I can understand this guy. I would be him if I were a taxi driver. His job is to sit in the congestion that is Beirut all day and attempt to remain cool for days upon days. Still, it’s sometimes jarring (and impressive) to hear some of the colorful forms of insults and swears that can come from this man’s mouth. It is sometimes a form of poetry. But it sometime sounds like the prelude to a murder scene.

2. Political Analyst Guy

Alright, everyone’s got a political opinion. But you’re going to either have to start nod your head, closing your eyes thoughtfully, letting him know you understand his impassioned diatribe. Or you’re going to offer an alternative opinion. This could end very amiably, both of you agreeing to go your own ways, wishing each other the best in life at the end of the ride. Or it could…not. Venture at your own risk.

3. Inappropriately “Friendly” Guy

Hey man, he just wants to invite you over for some fattoush. Maybe he just wants to grab your number in case you need another ride some time. Or on one lovely occasion, maybe he is inviting you over to take a shower. In these cases, the best strategy is to exit the cab immediately. Always try and leave a window open to have some contact with the outside world if shit gets weird. If he invites you for fattoush, politely declining is probably safe. If he invites you for a shower, it’s time to evaluate an exit plan.

4. The Guy Who Tries to Rip You Off

You give him your destination. “My pleasure!” he responds, building trust between the two of you. Then he starts taking random-ass turns. You both know he is ripping you off. After a while, you decide to get out, and he acts as if this was the plan all along. “Ma ana 3arfik biddik tinzale hon, ana 3arif.”

5. The Smoker

Even if you smoke yourself, it’s nasty to sit in a cab that is pulsating with the smell of smoke. I get it, it’s a habit of boredom, and it helps them deal with driving in Lebanon all day. But many a time, this driver lights a cigarette first, then asks you if you mind if he smokes. It’s especially unappealing in the hot summer weather, leaving you feeling like you smell like a cigarette when you arrive at your destination.

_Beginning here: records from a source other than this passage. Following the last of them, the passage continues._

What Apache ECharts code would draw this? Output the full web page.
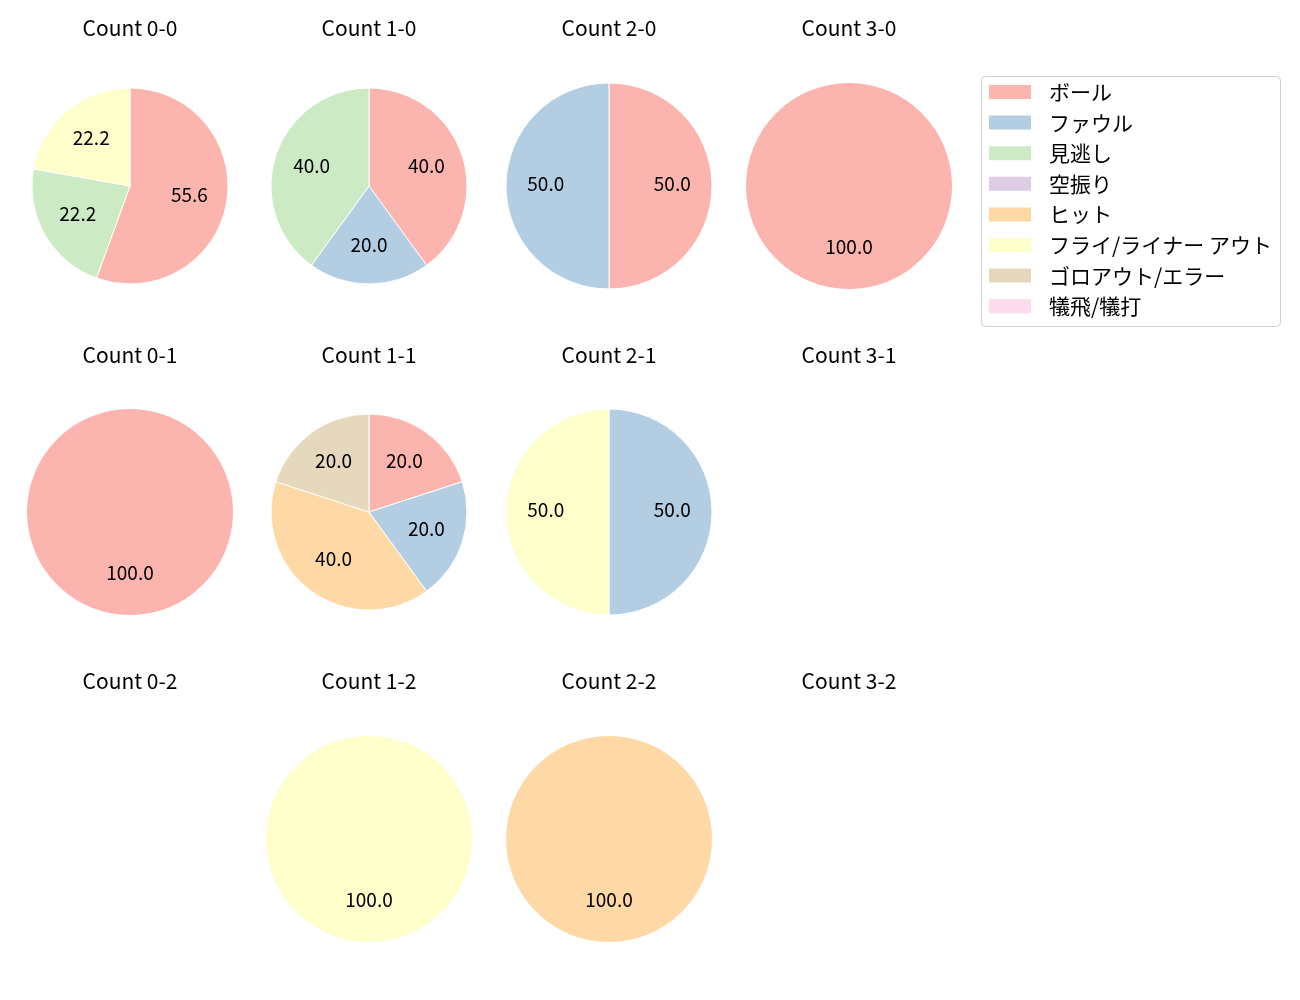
<!DOCTYPE html>
<html><head><meta charset="utf-8">
<script src="https://cdn.jsdelivr.net/npm/echarts@6/dist/echarts.min.js"></script>
<style>html,body{margin:0;padding:0;background:#fff}#c{width:1300px;height:1000px}</style>
</head><body><div id="c"></div>
<script>
const categories = ['ボール','ファウル','見逃し','空振り','ヒット','フライ/ライナー アウト','ゴロアウト/エラー','犠飛/犠打'];
const colors = ['#fbb4ae','#b3cde3','#ccebc5','#decbe4','#fed9a6','#ffffcc','#e5d8bd','#fddaec'];
// counts per category (same order as categories)
const count_0_0 = [5,0,2,0,0,2,0,0];
const count_1_0 = [2,1,2,0,0,0,0,0];
const count_2_0 = [1,1,0,0,0,0,0,0];
const count_3_0 = [1,0,0,0,0,0,0,0];
const count_0_1 = [1,0,0,0,0,0,0,0];
const count_1_1 = [1,1,0,0,2,0,1,0];
const count_2_1 = [0,1,0,0,0,1,0,0];
const count_3_1 = [0,0,0,0,0,0,0,0];
const count_0_2 = [0,0,0,0,0,0,0,0];
const count_1_2 = [0,0,0,0,0,1,0,0];
const count_2_2 = [0,0,0,0,1,0,0,0];
const count_3_2 = [0,0,0,0,0,0,0,0];
const panels = [
  ['Count 0-0', count_0_0, 0, 0], ['Count 1-0', count_1_0, 1, 0], ['Count 2-0', count_2_0, 2, 0], ['Count 3-0', count_3_0, 3, 0],
  ['Count 0-1', count_0_1, 0, 1], ['Count 1-1', count_1_1, 1, 1], ['Count 2-1', count_2_1, 2, 1], ['Count 3-1', count_3_1, 3, 1],
  ['Count 0-2', count_0_2, 0, 2], ['Count 1-2', count_1_2, 1, 2], ['Count 2-2', count_2_2, 2, 2], ['Count 3-2', count_3_2, 3, 2]
];

const FONT = '"Noto Sans CJK JP", "Noto Sans", sans-serif';
const colX = [130, 369, 609, 849];
const rowY = [186, 512, 839];
const titleY = [28, 355, 681];

const series = [{
  type: 'pie', silent: true, center: [-1000, -1000], radius: 10,
  label: {show: false}, labelLine: {show: false},
  data: categories.map((n, i) => ({name: n, value: 1, itemStyle: {color: colors[i]}}))
}];
const graphics = [];
panels.forEach(([title, vals, c, r]) => {
  graphics.push({type: 'text', x: colX[c], y: titleY[r], style: {text: title, font: '21px ' + FONT, fill: '#000', textAlign: 'center', textVerticalAlign: 'middle'}});
  const nz = vals.filter(v => v > 0).length;
  if (!nz) return;
  const rad = nz >= 3 ? 98 : 103;
  const data = [];
  vals.forEach((v, i) => { if (v > 0) data.push({name: categories[i], value: v, itemStyle: {color: colors[i]}}); });
  const total = vals.reduce((a, b) => a + b, 0);
  series.push({
    type: 'pie', center: [colX[c], rowY[r]], radius: [0, rad], startAngle: 90, clockwise: true,
    avoidLabelOverlap: false, label: {show: false}, labelLine: {show: false},
    itemStyle: {borderColor: '#fff', borderWidth: nz > 1 ? 1 : 0},
    emphasis: {disabled: true}, data: data
  });
  series.push({
    type: 'pie', center: [colX[c], rowY[r]], radius: [rad * 0.17, rad], startAngle: 90, clockwise: true,
    avoidLabelOverlap: false, silent: true,
    itemStyle: {color: 'rgba(0,0,0,0)', borderWidth: 0},
    label: {show: true, position: 'inside', color: '#000', fontFamily: FONT, fontSize: 19, offset: [0, -2],
      formatter: p => (p.value / total * 100).toFixed(1)},
    labelLine: {show: false}, emphasis: {disabled: true},
    data: data.map(d => ({name: d.name, value: d.value}))
  });
});
graphics.push({type: 'rect', shape: {x: 981.5, y: 76.5, width: 299, height: 250, r: 4}, style: {fill: '#fff', stroke: '#d0d0d0', lineWidth: 1}, z: -1});

const chart = echarts.init(document.getElementById('c'));
chart.setOption({
  backgroundColor: '#fff',
  animation: false,
  graphic: graphics,
  legend: {
    orient: 'vertical', left: 989, top: 81.5, padding: 0,
    itemWidth: 42, itemHeight: 14, itemGap: 9.6, icon: 'rect',
    selectedMode: false,
    textStyle: {fontFamily: FONT, fontSize: 21, color: '#000', lineHeight: 21, padding: [0, 0, 0, 13]},
    data: categories
  },
  series: series
});
</script></body></html>
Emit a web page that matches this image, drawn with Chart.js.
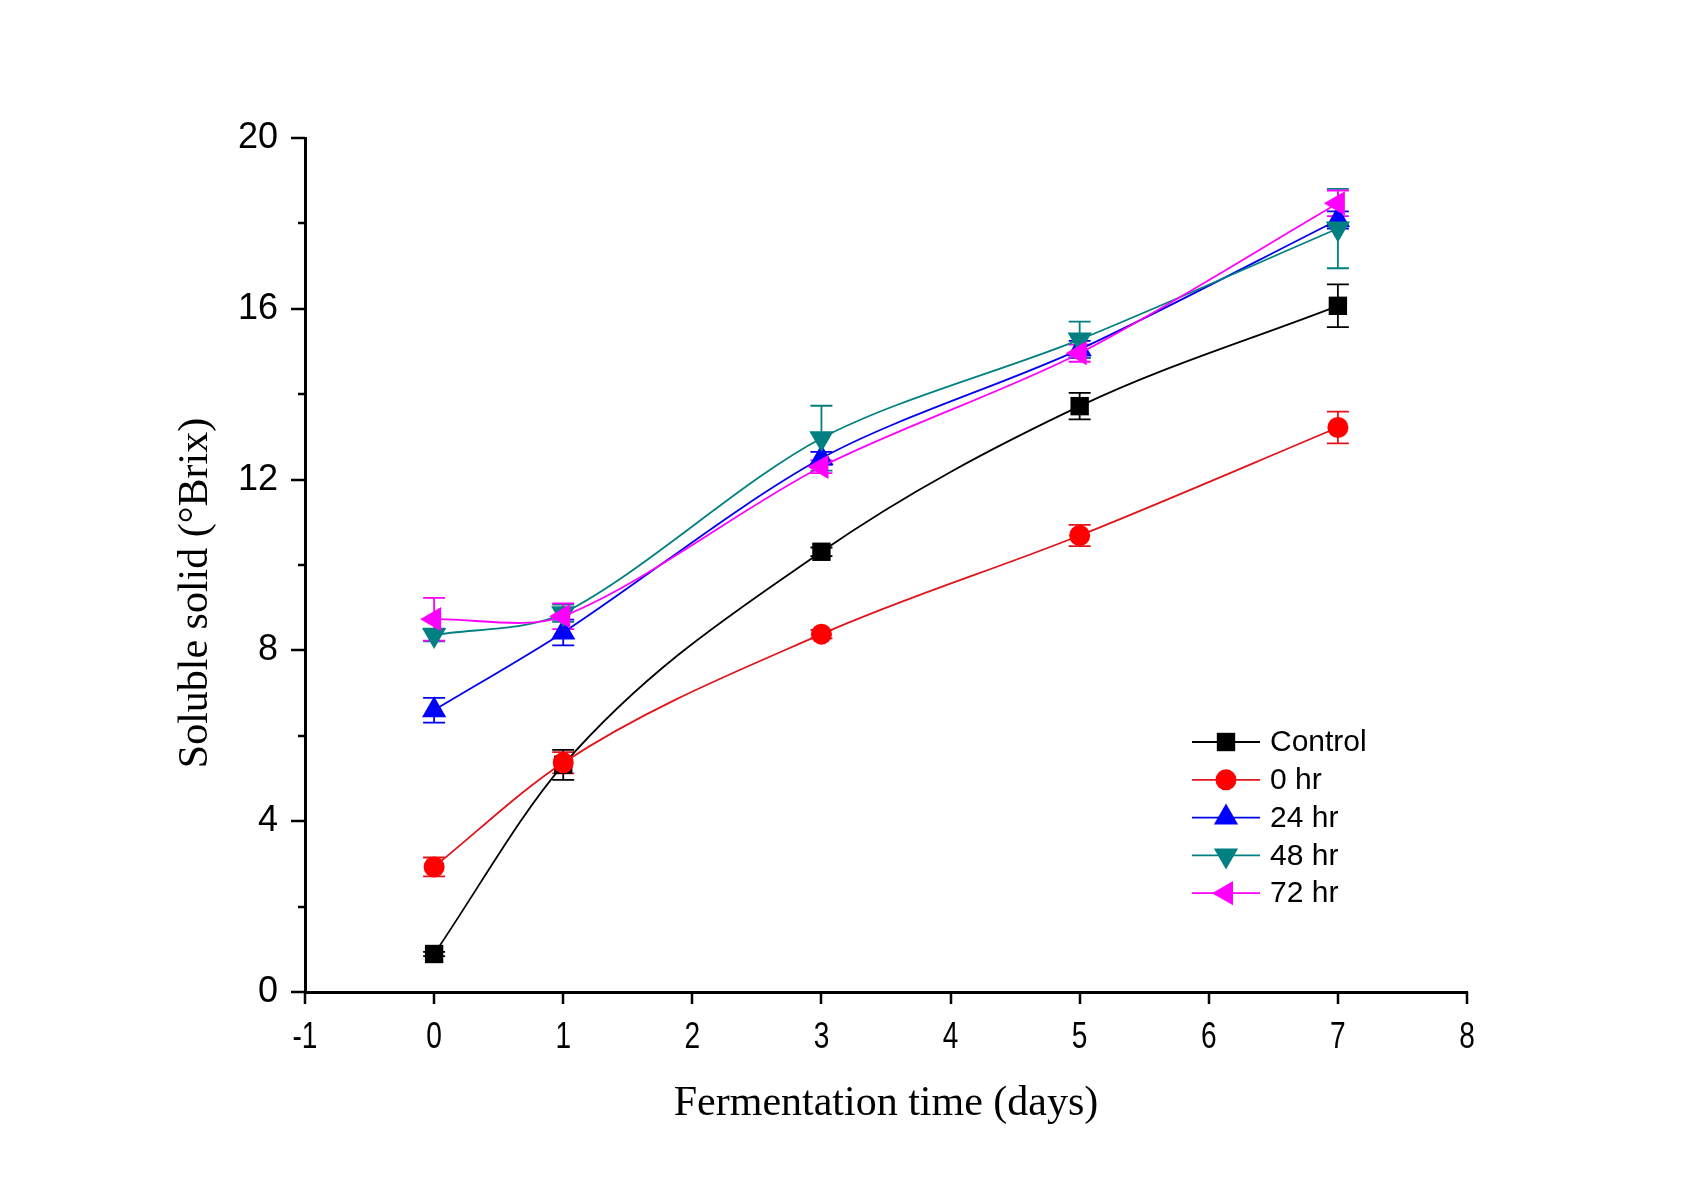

And the one you do want to cab with:

6. The Really Happy Guy

Somehow, this man has retained his joyful outlook on life. He is a treat. I once got in a cab with a very old man who, upon first look, I had judged to be conservative and grumpy. He then lit up 30 seconds into the ride, turned around, and told me how much he loves to drive people from club to club, dancing with them to the “boom boom pow.” When he said “boom boom pow,” he punched his fists in the air. This guy was cool. This guy was hip. I only hope you manage to grab a ride with him once in your life too.